Il faut trans­for­mer notre men­ta­li­té, nos pen­sées, nos façons d’a­gir, et, avec des façons nou­velles, envi­sa­ger les rap­ports indi­vi­duels ― ne pas gar­der une façon de pro­cé­der décou­lant de nos pré­ju­gés anté­rieurs, de notre édu­ca­tion faus­sée et servile. 

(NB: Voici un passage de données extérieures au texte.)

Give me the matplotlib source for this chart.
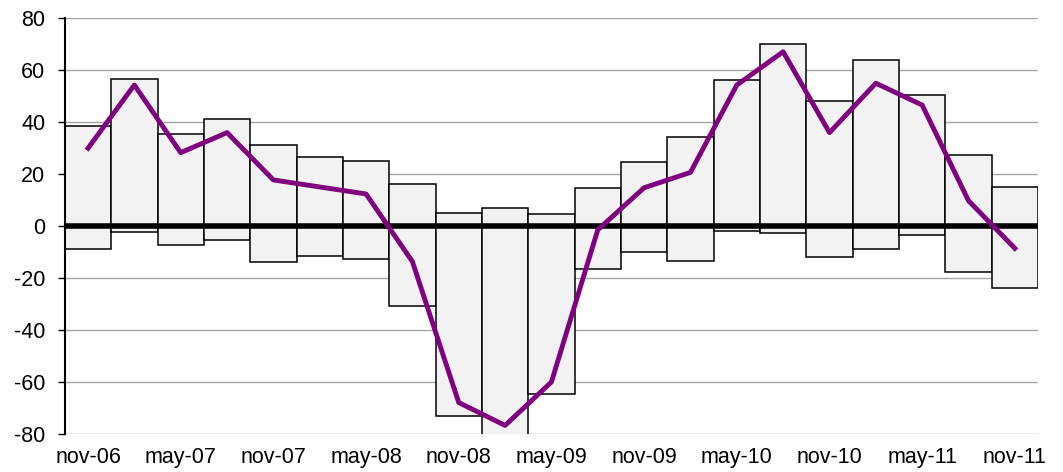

Don­ner à l’in­di­vi­du pleine conscience de sa digni­té, de sa force, de sa vraie valeur, redres­ser les carac­tères, n’est-ce pas la besogne qui doit accé­lé­rer l’a­vè­ne­ment de l’ère nou­velle, la rendre durable ? Voi­là à mon sens ce que doit être la concep­tion indi­vi­duelle de l’a­nar­chisme qui pré­pa­re­ra le ter­rain à la socié­té future, hâtant la ruine et la décom­po­si­tion de la socié­té actuelle.